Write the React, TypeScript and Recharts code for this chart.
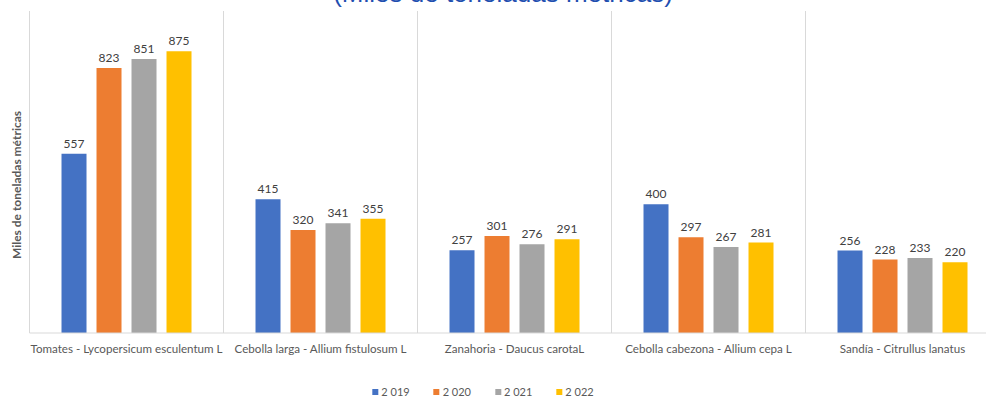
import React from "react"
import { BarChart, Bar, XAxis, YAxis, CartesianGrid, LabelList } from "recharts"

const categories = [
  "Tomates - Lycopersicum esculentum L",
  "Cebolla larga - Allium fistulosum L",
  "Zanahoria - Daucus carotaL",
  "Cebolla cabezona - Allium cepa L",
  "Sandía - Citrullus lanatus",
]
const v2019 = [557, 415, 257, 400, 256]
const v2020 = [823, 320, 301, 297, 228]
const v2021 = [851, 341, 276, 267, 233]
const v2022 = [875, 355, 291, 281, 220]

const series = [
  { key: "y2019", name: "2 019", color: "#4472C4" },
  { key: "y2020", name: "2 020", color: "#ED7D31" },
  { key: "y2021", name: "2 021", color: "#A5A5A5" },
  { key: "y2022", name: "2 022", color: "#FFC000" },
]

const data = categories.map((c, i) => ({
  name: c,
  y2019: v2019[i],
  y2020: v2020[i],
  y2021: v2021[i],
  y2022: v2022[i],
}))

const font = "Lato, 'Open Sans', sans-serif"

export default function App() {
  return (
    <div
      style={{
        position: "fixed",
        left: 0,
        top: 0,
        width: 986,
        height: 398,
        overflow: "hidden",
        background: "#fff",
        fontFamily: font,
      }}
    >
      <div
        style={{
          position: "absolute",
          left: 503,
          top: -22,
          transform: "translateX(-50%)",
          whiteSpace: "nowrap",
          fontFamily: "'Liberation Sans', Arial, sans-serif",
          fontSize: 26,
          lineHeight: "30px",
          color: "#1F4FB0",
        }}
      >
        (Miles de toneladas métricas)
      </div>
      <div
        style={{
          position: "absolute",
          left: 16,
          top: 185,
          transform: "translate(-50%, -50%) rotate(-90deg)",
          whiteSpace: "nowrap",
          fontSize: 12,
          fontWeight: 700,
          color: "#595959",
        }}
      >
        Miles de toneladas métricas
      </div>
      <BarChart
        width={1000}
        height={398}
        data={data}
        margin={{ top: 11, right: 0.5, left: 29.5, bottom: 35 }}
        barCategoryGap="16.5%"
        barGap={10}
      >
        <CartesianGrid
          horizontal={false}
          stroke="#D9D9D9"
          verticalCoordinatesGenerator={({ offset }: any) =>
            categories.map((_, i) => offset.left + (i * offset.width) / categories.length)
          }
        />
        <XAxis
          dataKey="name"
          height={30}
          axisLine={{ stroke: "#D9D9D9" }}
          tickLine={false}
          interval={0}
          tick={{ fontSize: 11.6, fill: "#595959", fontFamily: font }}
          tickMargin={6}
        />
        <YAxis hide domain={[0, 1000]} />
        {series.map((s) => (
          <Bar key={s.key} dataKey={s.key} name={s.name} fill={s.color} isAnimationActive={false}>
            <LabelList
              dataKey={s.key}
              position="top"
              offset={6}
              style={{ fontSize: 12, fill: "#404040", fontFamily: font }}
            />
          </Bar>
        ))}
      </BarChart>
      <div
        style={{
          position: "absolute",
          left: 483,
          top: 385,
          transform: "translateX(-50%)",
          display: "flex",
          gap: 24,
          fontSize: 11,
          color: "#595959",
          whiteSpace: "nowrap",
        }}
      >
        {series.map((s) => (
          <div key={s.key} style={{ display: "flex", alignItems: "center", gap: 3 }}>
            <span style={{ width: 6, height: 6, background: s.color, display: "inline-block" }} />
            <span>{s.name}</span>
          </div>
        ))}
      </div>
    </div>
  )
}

◆ ◆ ◆ ◆ ◆

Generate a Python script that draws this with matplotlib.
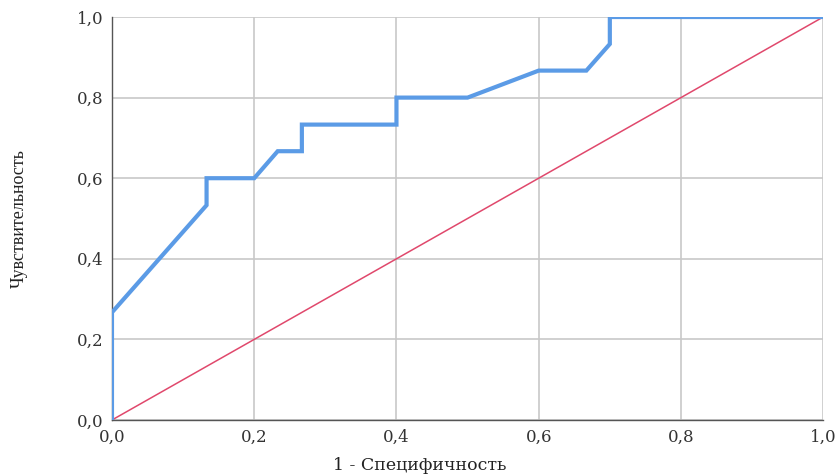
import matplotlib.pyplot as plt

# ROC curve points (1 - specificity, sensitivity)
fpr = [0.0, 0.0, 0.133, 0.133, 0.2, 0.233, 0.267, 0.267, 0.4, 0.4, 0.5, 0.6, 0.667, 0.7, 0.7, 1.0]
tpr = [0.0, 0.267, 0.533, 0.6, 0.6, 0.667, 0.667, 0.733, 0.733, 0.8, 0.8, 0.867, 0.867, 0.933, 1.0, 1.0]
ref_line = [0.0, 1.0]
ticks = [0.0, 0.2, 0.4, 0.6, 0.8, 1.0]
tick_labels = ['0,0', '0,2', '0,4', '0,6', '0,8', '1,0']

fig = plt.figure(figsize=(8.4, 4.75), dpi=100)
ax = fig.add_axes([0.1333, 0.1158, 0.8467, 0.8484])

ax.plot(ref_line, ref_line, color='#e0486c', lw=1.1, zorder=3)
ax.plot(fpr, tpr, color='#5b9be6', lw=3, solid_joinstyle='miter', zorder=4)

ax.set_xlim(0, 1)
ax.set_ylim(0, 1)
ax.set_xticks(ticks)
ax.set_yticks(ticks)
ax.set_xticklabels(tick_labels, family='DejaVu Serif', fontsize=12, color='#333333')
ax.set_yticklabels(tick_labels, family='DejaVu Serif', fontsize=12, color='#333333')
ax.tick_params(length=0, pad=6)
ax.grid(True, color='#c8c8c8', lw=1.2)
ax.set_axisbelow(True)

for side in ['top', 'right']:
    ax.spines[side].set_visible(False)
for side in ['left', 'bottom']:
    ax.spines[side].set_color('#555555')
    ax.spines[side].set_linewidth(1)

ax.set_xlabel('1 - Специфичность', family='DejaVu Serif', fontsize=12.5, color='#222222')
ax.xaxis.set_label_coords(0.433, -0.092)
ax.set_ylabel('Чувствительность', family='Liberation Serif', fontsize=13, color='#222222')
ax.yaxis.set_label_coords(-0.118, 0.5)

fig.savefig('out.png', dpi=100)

◆ ◆ ◆ ◆ ◆

Work required:
State the count of lines in the data holding the word "React", adding nothing to it.

Task output:
2